The announcement did not seem to help the Liberals. Nor did the election-eve immigration accord with Ontario, raising federal settlement dollars from $800 a head to $3,400.
"Paul Martin and his Liberals amaze me no end when it comes to their cunning to mesmerize new immigrants just before each election," wrote Asoka Weerasinghe of Gloucester in a letter to the Ottawa Citizen. "Having siphoned the cream of the professional intelligentsia from developing countries and then destroying their dignity once they land in Canada, not recognizing their qualifications and work experience, and forcing them to take up jobs in the taxi, security, fast-food and retail industries, now they are telling these immigrants they will abolish the landing fee."
Mark Persaud of Toronto placed the letter on his Multicultural News website, and added: "The traditional love affair between the Liberal party and many in the ethno-cultural communities has turned sour." Angelo Persichilli of the Italian daily Corriere Canadese told Reuters news agency: "The ethnic vote should not be taken for granted by the Liberals."
Arab Canadians, a significant percentage of whom are Christians, are dismayed by the sorry Liberal record on civil liberties post-9/11, according to Mohamed Boudjenane of the Canadian Arab Federation. Raja Khouri, former president of the federation, said Arabs are upset with what they see as the Liberal pro-Israeli policy tilt.
Both he and Boudjenane said the New Democratic Party and the Bloc Québécois would be the main beneficiaries.
The same sentiment holds for Muslims, who with the Arabs, total more than 1 million.
The 1 million-plus Chinese community is angry and upset over the head tax.
About 81,000 Chinese immigrants paid $23 million between 1885 and 1923, when the levy was replaced by the Chinese Exclusion Act, which remained in effect until 1947.
Those were racist measures. Acknowledging so would be in the same spirit as the apology and compensation given by Mulroney to the Japanese Canadians interned during World War II.
The counter-argument is that you cannot keep apologizing for the past and doing so might open up the floodgates to compensation claims by other groups with grievances, such as the Ukrainian and Italian Canadians interned during World Wars I and II.

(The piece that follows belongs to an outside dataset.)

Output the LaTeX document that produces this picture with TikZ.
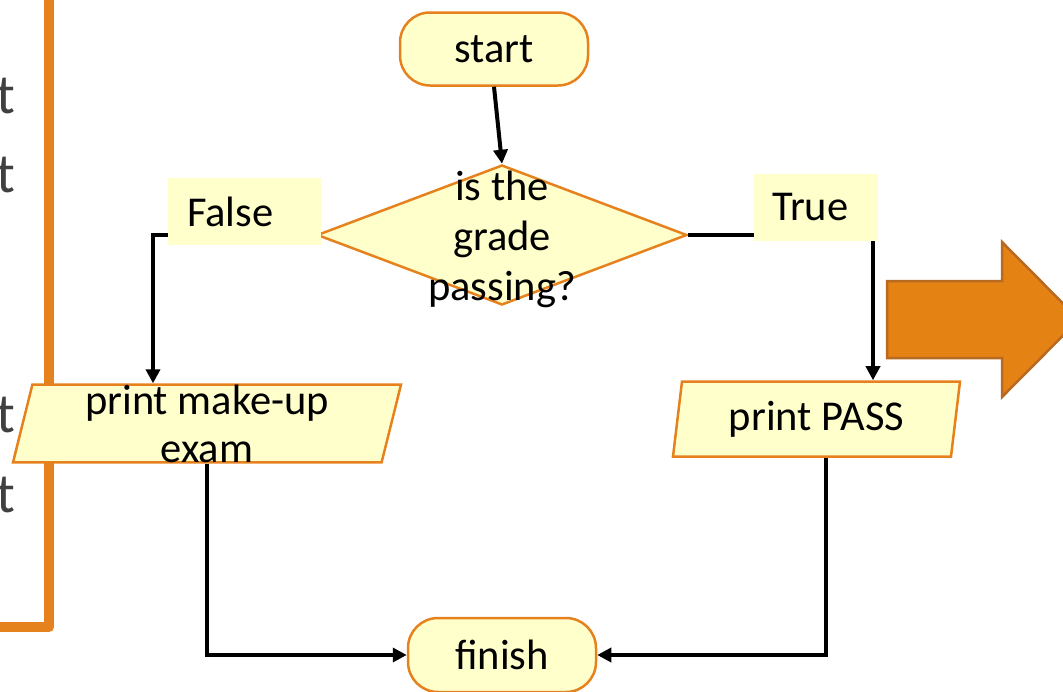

Martin opted for no apology and no compensation but a $25 million fund to acknowledge "the historical experiences of ethnocultural communities impacted by wartime measures and immigration experiences." He allocated $2.5 million for the Chinese dispute.
But he cut out the Chinese Canadian National Council (CCNC), which had long been in the forefront of the issue. Ottawa opted for an agreement with a newer, more malleable lead group, the National Congress of Chinese Canadians.
Sid Tan, Vancouver spokesman for the CCNC, said, "the money is going to Liberal friends. It's like a Chinese Canadian sponsorship scandal."
The mainstream media ignored the controversy as a turf war between two competing Chinese organizations. But the issue rankled enough Chinese Canadian voters that the Chinese media, in Vancouver and Toronto, kept hammering at it.
Last week Martin backed off, offering an individual apology. That didn't quite cut it.
Multiculturalism Minister Raymond Chan said an apology could be appended to the agreement but not offered from the floor of Parliament. That didn't fly either.
He was contradicted by Industry Minister David Emerson who came out for a formal apology.
With their bumbling, the Liberals managed to offend voters on both sides of the issue, as well as those watching from the sidelines.
Sue Eng of the Ontario Coalition of Head Tax Payers and Families says she is most gratified that "the Chinese voting population is totally engaged, and, secondly, that the issue has helped break the gatekeeper mentality."
Minority communities, at least some of them, are breaking free not only of ethnic brokers but also the Liberal party.